#### [Exercise goal]
Repeat every line of the data exactly, but not the pictures.

#### [Data block]
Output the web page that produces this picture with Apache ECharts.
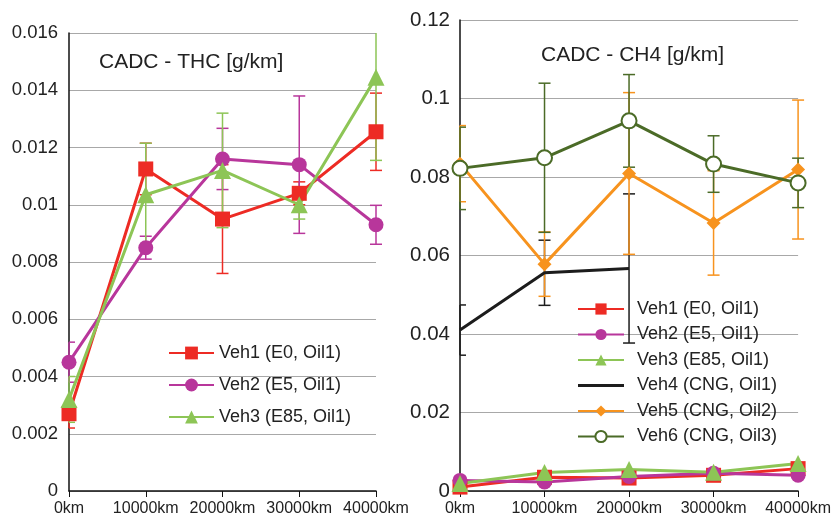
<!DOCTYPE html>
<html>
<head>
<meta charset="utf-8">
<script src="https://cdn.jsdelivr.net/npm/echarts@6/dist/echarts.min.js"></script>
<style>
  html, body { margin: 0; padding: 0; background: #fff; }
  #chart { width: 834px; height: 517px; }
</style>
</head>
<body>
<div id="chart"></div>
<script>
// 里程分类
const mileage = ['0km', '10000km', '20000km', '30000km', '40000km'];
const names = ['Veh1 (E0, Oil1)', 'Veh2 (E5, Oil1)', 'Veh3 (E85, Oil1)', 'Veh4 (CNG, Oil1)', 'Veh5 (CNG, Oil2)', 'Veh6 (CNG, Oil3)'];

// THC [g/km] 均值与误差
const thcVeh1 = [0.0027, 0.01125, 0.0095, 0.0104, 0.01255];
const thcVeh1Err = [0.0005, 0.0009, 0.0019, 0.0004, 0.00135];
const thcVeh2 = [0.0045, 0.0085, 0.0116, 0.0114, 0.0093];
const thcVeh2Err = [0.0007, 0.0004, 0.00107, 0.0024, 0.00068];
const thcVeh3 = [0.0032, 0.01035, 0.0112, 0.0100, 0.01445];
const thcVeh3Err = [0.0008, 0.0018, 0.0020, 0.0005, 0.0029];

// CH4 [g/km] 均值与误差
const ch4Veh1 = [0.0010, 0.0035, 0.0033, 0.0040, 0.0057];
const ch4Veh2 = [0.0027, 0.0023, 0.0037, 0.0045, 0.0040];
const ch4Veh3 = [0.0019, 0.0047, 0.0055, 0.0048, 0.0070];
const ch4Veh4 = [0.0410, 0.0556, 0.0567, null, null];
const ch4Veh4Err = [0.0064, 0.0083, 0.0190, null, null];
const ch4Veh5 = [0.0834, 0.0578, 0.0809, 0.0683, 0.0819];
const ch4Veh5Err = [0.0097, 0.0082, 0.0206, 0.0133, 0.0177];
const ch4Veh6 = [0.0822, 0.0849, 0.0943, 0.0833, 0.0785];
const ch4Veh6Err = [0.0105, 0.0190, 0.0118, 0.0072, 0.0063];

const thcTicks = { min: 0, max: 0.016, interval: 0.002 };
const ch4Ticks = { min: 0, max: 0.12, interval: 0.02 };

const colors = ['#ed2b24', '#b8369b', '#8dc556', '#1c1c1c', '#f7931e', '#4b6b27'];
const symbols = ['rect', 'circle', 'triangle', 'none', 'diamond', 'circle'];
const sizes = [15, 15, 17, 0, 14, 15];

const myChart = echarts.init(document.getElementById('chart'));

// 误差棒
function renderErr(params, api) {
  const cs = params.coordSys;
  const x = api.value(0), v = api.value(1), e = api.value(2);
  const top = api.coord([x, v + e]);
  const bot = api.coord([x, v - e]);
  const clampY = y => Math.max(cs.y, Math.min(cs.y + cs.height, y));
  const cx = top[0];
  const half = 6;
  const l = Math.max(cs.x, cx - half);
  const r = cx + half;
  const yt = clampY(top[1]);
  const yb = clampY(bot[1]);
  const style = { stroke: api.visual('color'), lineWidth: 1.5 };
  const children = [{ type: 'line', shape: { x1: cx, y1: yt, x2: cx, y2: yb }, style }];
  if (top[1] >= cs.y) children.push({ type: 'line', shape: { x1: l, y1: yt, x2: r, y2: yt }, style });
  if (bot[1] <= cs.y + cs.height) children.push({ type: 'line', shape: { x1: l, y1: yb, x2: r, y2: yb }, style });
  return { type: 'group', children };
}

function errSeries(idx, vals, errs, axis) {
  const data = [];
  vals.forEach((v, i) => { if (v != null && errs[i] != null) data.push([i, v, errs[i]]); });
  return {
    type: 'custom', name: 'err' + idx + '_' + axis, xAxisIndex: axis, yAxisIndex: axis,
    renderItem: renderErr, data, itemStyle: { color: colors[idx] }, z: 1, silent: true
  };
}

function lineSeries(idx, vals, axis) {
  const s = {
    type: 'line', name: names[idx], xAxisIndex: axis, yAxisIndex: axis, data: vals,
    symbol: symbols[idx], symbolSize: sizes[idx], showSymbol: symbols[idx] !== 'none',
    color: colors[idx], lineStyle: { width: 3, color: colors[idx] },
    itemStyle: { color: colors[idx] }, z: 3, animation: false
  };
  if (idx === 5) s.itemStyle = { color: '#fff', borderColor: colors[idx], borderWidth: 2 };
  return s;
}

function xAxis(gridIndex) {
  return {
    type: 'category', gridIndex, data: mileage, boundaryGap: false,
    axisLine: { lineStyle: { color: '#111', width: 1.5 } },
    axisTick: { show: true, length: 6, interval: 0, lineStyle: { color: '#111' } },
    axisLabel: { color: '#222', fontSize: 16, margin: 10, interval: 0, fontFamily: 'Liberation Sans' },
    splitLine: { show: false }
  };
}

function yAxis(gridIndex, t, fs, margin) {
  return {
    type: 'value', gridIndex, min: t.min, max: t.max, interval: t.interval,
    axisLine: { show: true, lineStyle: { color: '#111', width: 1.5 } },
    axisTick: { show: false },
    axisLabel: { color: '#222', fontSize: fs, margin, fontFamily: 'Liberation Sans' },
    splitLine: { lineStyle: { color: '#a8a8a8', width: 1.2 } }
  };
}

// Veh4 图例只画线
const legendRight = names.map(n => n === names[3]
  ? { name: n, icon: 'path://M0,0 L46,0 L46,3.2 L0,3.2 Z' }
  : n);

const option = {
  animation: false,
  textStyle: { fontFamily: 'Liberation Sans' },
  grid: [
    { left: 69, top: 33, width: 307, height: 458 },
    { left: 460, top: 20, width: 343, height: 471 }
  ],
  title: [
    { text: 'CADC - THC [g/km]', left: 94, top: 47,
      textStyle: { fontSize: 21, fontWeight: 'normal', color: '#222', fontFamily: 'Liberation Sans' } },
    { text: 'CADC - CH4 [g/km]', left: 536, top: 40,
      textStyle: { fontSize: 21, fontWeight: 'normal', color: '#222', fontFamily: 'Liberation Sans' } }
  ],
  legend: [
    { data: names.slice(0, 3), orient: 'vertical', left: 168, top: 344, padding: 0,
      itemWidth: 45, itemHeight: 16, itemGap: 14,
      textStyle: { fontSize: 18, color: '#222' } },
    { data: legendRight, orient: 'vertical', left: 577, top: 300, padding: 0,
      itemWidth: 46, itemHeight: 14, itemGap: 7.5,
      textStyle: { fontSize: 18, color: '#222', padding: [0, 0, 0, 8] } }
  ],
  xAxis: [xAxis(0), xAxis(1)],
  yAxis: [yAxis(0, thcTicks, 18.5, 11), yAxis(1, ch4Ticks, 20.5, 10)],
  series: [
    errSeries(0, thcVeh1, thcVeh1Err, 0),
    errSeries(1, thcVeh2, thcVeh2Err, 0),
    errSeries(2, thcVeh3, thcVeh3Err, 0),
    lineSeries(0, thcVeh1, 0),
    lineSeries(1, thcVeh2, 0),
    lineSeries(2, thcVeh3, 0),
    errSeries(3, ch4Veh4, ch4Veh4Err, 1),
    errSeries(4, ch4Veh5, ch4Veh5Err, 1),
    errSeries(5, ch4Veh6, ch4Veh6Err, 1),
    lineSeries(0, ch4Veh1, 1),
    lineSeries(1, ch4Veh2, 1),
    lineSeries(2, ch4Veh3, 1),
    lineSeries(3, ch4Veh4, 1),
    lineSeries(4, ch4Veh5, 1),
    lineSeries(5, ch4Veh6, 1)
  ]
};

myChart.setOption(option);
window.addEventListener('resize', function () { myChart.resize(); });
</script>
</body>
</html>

#### [Complete response]
Output the web page that produces this picture with Apache ECharts.
<!DOCTYPE html>
<html>
<head>
<meta charset="utf-8">
<script src="https://cdn.jsdelivr.net/npm/echarts@6/dist/echarts.min.js"></script>
<style>
  html, body { margin: 0; padding: 0; background: #fff; }
  #chart { width: 834px; height: 517px; }
</style>
</head>
<body>
<div id="chart"></div>
<script>
// 里程分类
const mileage = ['0km', '10000km', '20000km', '30000km', '40000km'];
const names = ['Veh1 (E0, Oil1)', 'Veh2 (E5, Oil1)', 'Veh3 (E85, Oil1)', 'Veh4 (CNG, Oil1)', 'Veh5 (CNG, Oil2)', 'Veh6 (CNG, Oil3)'];

// THC [g/km] 均值与误差
const thcVeh1 = [0.0027, 0.01125, 0.0095, 0.0104, 0.01255];
const thcVeh1Err = [0.0005, 0.0009, 0.0019, 0.0004, 0.00135];
const thcVeh2 = [0.0045, 0.0085, 0.0116, 0.0114, 0.0093];
const thcVeh2Err = [0.0007, 0.0004, 0.00107, 0.0024, 0.00068];
const thcVeh3 = [0.0032, 0.01035, 0.0112, 0.0100, 0.01445];
const thcVeh3Err = [0.0008, 0.0018, 0.0020, 0.0005, 0.0029];

// CH4 [g/km] 均值与误差
const ch4Veh1 = [0.0010, 0.0035, 0.0033, 0.0040, 0.0057];
const ch4Veh2 = [0.0027, 0.0023, 0.0037, 0.0045, 0.0040];
const ch4Veh3 = [0.0019, 0.0047, 0.0055, 0.0048, 0.0070];
const ch4Veh4 = [0.0410, 0.0556, 0.0567, null, null];
const ch4Veh4Err = [0.0064, 0.0083, 0.0190, null, null];
const ch4Veh5 = [0.0834, 0.0578, 0.0809, 0.0683, 0.0819];
const ch4Veh5Err = [0.0097, 0.0082, 0.0206, 0.0133, 0.0177];
const ch4Veh6 = [0.0822, 0.0849, 0.0943, 0.0833, 0.0785];
const ch4Veh6Err = [0.0105, 0.0190, 0.0118, 0.0072, 0.0063];

const thcTicks = { min: 0, max: 0.016, interval: 0.002 };
const ch4Ticks = { min: 0, max: 0.12, interval: 0.02 };

const colors = ['#ed2b24', '#b8369b', '#8dc556', '#1c1c1c', '#f7931e', '#4b6b27'];
const symbols = ['rect', 'circle', 'triangle', 'none', 'diamond', 'circle'];
const sizes = [15, 15, 17, 0, 14, 15];

const myChart = echarts.init(document.getElementById('chart'));

// 误差棒
function renderErr(params, api) {
  const cs = params.coordSys;
  const x = api.value(0), v = api.value(1), e = api.value(2);
  const top = api.coord([x, v + e]);
  const bot = api.coord([x, v - e]);
  const clampY = y => Math.max(cs.y, Math.min(cs.y + cs.height, y));
  const cx = top[0];
  const half = 6;
  const l = Math.max(cs.x, cx - half);
  const r = cx + half;
  const yt = clampY(top[1]);
  const yb = clampY(bot[1]);
  const style = { stroke: api.visual('color'), lineWidth: 1.5 };
  const children = [{ type: 'line', shape: { x1: cx, y1: yt, x2: cx, y2: yb }, style }];
  if (top[1] >= cs.y) children.push({ type: 'line', shape: { x1: l, y1: yt, x2: r, y2: yt }, style });
  if (bot[1] <= cs.y + cs.height) children.push({ type: 'line', shape: { x1: l, y1: yb, x2: r, y2: yb }, style });
  return { type: 'group', children };
}

function errSeries(idx, vals, errs, axis) {
  const data = [];
  vals.forEach((v, i) => { if (v != null && errs[i] != null) data.push([i, v, errs[i]]); });
  return {
    type: 'custom', name: 'err' + idx + '_' + axis, xAxisIndex: axis, yAxisIndex: axis,
    renderItem: renderErr, data, itemStyle: { color: colors[idx] }, z: 1, silent: true
  };
}

function lineSeries(idx, vals, axis) {
  const s = {
    type: 'line', name: names[idx], xAxisIndex: axis, yAxisIndex: axis, data: vals,
    symbol: symbols[idx], symbolSize: sizes[idx], showSymbol: symbols[idx] !== 'none',
    color: colors[idx], lineStyle: { width: 3, color: colors[idx] },
    itemStyle: { color: colors[idx] }, z: 3, animation: false
  };
  if (idx === 5) s.itemStyle = { color: '#fff', borderColor: colors[idx], borderWidth: 2 };
  return s;
}

function xAxis(gridIndex) {
  return {
    type: 'category', gridIndex, data: mileage, boundaryGap: false,
    axisLine: { lineStyle: { color: '#111', width: 1.5 } },
    axisTick: { show: true, length: 6, interval: 0, lineStyle: { color: '#111' } },
    axisLabel: { color: '#222', fontSize: 16, margin: 10, interval: 0, fontFamily: 'Liberation Sans' },
    splitLine: { show: false }
  };
}

function yAxis(gridIndex, t, fs, margin) {
  return {
    type: 'value', gridIndex, min: t.min, max: t.max, interval: t.interval,
    axisLine: { show: true, lineStyle: { color: '#111', width: 1.5 } },
    axisTick: { show: false },
    axisLabel: { color: '#222', fontSize: fs, margin, fontFamily: 'Liberation Sans' },
    splitLine: { lineStyle: { color: '#a8a8a8', width: 1.2 } }
  };
}

// Veh4 图例只画线
const legendRight = names.map(n => n === names[3]
  ? { name: n, icon: 'path://M0,0 L46,0 L46,3.2 L0,3.2 Z' }
  : n);

const option = {
  animation: false,
  textStyle: { fontFamily: 'Liberation Sans' },
  grid: [
    { left: 69, top: 33, width: 307, height: 458 },
    { left: 460, top: 20, width: 343, height: 471 }
  ],
  title: [
    { text: 'CADC - THC [g/km]', left: 94, top: 47,
      textStyle: { fontSize: 21, fontWeight: 'normal', color: '#222', fontFamily: 'Liberation Sans' } },
    { text: 'CADC - CH4 [g/km]', left: 536, top: 40,
      textStyle: { fontSize: 21, fontWeight: 'normal', color: '#222', fontFamily: 'Liberation Sans' } }
  ],
  legend: [
    { data: names.slice(0, 3), orient: 'vertical', left: 168, top: 344, padding: 0,
      itemWidth: 45, itemHeight: 16, itemGap: 14,
      textStyle: { fontSize: 18, color: '#222' } },
    { data: legendRight, orient: 'vertical', left: 577, top: 300, padding: 0,
      itemWidth: 46, itemHeight: 14, itemGap: 7.5,
      textStyle: { fontSize: 18, color: '#222', padding: [0, 0, 0, 8] } }
  ],
  xAxis: [xAxis(0), xAxis(1)],
  yAxis: [yAxis(0, thcTicks, 18.5, 11), yAxis(1, ch4Ticks, 20.5, 10)],
  series: [
    errSeries(0, thcVeh1, thcVeh1Err, 0),
    errSeries(1, thcVeh2, thcVeh2Err, 0),
    errSeries(2, thcVeh3, thcVeh3Err, 0),
    lineSeries(0, thcVeh1, 0),
    lineSeries(1, thcVeh2, 0),
    lineSeries(2, thcVeh3, 0),
    errSeries(3, ch4Veh4, ch4Veh4Err, 1),
    errSeries(4, ch4Veh5, ch4Veh5Err, 1),
    errSeries(5, ch4Veh6, ch4Veh6Err, 1),
    lineSeries(0, ch4Veh1, 1),
    lineSeries(1, ch4Veh2, 1),
    lineSeries(2, ch4Veh3, 1),
    lineSeries(3, ch4Veh4, 1),
    lineSeries(4, ch4Veh5, 1),
    lineSeries(5, ch4Veh6, 1)
  ]
};

myChart.setOption(option);
window.addEventListener('resize', function () { myChart.resize(); });
</script>
</body>
</html>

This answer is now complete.